## STATED TASK
Would you write out the listing verbatim and skip every picture in it?

## DATA BLOCK
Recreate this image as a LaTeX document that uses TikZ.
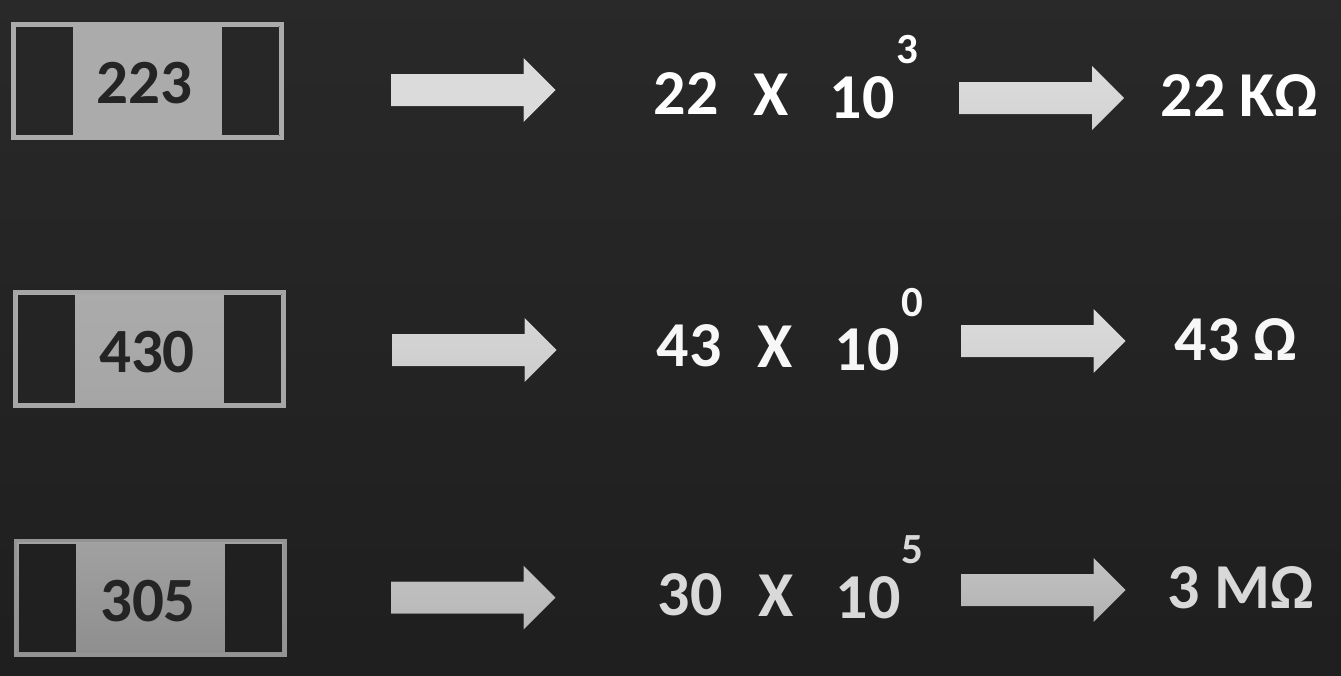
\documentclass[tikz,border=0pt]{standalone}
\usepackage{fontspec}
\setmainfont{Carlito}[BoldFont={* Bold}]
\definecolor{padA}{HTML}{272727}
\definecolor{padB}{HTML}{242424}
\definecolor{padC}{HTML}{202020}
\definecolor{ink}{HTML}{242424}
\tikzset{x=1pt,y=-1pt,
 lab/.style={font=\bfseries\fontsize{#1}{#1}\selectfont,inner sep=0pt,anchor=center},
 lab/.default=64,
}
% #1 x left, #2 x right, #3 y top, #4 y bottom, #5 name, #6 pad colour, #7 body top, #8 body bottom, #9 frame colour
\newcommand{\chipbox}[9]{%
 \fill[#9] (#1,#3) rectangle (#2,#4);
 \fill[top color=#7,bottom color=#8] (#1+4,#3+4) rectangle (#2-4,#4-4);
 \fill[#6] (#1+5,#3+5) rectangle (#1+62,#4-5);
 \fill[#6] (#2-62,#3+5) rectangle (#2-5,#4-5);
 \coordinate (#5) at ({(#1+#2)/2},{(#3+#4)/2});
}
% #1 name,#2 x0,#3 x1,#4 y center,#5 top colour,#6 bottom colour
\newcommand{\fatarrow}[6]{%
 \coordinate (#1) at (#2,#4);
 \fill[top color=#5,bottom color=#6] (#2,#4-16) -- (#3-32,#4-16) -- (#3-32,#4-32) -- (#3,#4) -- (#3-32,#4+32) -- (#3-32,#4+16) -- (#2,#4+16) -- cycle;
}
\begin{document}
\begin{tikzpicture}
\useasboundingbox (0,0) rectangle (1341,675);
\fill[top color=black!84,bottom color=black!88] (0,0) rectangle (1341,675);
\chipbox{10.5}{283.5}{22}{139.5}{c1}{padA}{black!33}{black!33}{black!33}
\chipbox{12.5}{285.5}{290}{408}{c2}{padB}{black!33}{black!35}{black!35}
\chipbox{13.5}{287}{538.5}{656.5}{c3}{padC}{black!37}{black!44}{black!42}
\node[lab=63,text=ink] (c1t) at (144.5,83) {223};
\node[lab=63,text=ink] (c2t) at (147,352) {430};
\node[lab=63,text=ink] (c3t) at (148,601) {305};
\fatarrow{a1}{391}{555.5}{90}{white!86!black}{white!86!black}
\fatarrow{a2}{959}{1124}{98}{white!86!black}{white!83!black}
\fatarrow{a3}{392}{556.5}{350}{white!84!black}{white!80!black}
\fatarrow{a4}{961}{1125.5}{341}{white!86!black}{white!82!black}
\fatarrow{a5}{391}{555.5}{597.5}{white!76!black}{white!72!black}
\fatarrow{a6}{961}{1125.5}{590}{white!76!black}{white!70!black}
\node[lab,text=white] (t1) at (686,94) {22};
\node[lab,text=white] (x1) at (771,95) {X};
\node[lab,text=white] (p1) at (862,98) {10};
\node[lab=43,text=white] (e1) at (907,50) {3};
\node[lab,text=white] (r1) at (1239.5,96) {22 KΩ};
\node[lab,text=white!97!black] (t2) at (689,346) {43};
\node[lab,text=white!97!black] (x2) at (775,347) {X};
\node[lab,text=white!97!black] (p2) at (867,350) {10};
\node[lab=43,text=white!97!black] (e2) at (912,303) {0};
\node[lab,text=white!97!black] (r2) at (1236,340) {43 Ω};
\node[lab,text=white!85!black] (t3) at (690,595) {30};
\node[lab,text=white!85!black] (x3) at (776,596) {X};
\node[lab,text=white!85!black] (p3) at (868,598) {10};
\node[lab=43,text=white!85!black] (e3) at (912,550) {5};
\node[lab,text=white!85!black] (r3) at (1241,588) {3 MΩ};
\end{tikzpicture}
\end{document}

## OUTPUT OF THE TASK
Recreate this image as a LaTeX document that uses TikZ.
\documentclass[tikz,border=0pt]{standalone}
\usepackage{fontspec}
\setmainfont{Carlito}[BoldFont={* Bold}]
\definecolor{padA}{HTML}{272727}
\definecolor{padB}{HTML}{242424}
\definecolor{padC}{HTML}{202020}
\definecolor{ink}{HTML}{242424}
\tikzset{x=1pt,y=-1pt,
 lab/.style={font=\bfseries\fontsize{#1}{#1}\selectfont,inner sep=0pt,anchor=center},
 lab/.default=64,
}
% #1 x left, #2 x right, #3 y top, #4 y bottom, #5 name, #6 pad colour, #7 body top, #8 body bottom, #9 frame colour
\newcommand{\chipbox}[9]{%
 \fill[#9] (#1,#3) rectangle (#2,#4);
 \fill[top color=#7,bottom color=#8] (#1+4,#3+4) rectangle (#2-4,#4-4);
 \fill[#6] (#1+5,#3+5) rectangle (#1+62,#4-5);
 \fill[#6] (#2-62,#3+5) rectangle (#2-5,#4-5);
 \coordinate (#5) at ({(#1+#2)/2},{(#3+#4)/2});
}
% #1 name,#2 x0,#3 x1,#4 y center,#5 top colour,#6 bottom colour
\newcommand{\fatarrow}[6]{%
 \coordinate (#1) at (#2,#4);
 \fill[top color=#5,bottom color=#6] (#2,#4-16) -- (#3-32,#4-16) -- (#3-32,#4-32) -- (#3,#4) -- (#3-32,#4+32) -- (#3-32,#4+16) -- (#2,#4+16) -- cycle;
}
\begin{document}
\begin{tikzpicture}
\useasboundingbox (0,0) rectangle (1341,675);
\fill[top color=black!84,bottom color=black!88] (0,0) rectangle (1341,675);
\chipbox{10.5}{283.5}{22}{139.5}{c1}{padA}{black!33}{black!33}{black!33}
\chipbox{12.5}{285.5}{290}{408}{c2}{padB}{black!33}{black!35}{black!35}
\chipbox{13.5}{287}{538.5}{656.5}{c3}{padC}{black!37}{black!44}{black!42}
\node[lab=63,text=ink] (c1t) at (144.5,83) {223};
\node[lab=63,text=ink] (c2t) at (147,352) {430};
\node[lab=63,text=ink] (c3t) at (148,601) {305};
\fatarrow{a1}{391}{555.5}{90}{white!86!black}{white!86!black}
\fatarrow{a2}{959}{1124}{98}{white!86!black}{white!83!black}
\fatarrow{a3}{392}{556.5}{350}{white!84!black}{white!80!black}
\fatarrow{a4}{961}{1125.5}{341}{white!86!black}{white!82!black}
\fatarrow{a5}{391}{555.5}{597.5}{white!76!black}{white!72!black}
\fatarrow{a6}{961}{1125.5}{590}{white!76!black}{white!70!black}
\node[lab,text=white] (t1) at (686,94) {22};
\node[lab,text=white] (x1) at (771,95) {X};
\node[lab,text=white] (p1) at (862,98) {10};
\node[lab=43,text=white] (e1) at (907,50) {3};
\node[lab,text=white] (r1) at (1239.5,96) {22 KΩ};
\node[lab,text=white!97!black] (t2) at (689,346) {43};
\node[lab,text=white!97!black] (x2) at (775,347) {X};
\node[lab,text=white!97!black] (p2) at (867,350) {10};
\node[lab=43,text=white!97!black] (e2) at (912,303) {0};
\node[lab,text=white!97!black] (r2) at (1236,340) {43 Ω};
\node[lab,text=white!85!black] (t3) at (690,595) {30};
\node[lab,text=white!85!black] (x3) at (776,596) {X};
\node[lab,text=white!85!black] (p3) at (868,598) {10};
\node[lab=43,text=white!85!black] (e3) at (912,550) {5};
\node[lab,text=white!85!black] (r3) at (1241,588) {3 MΩ};
\end{tikzpicture}
\end{document}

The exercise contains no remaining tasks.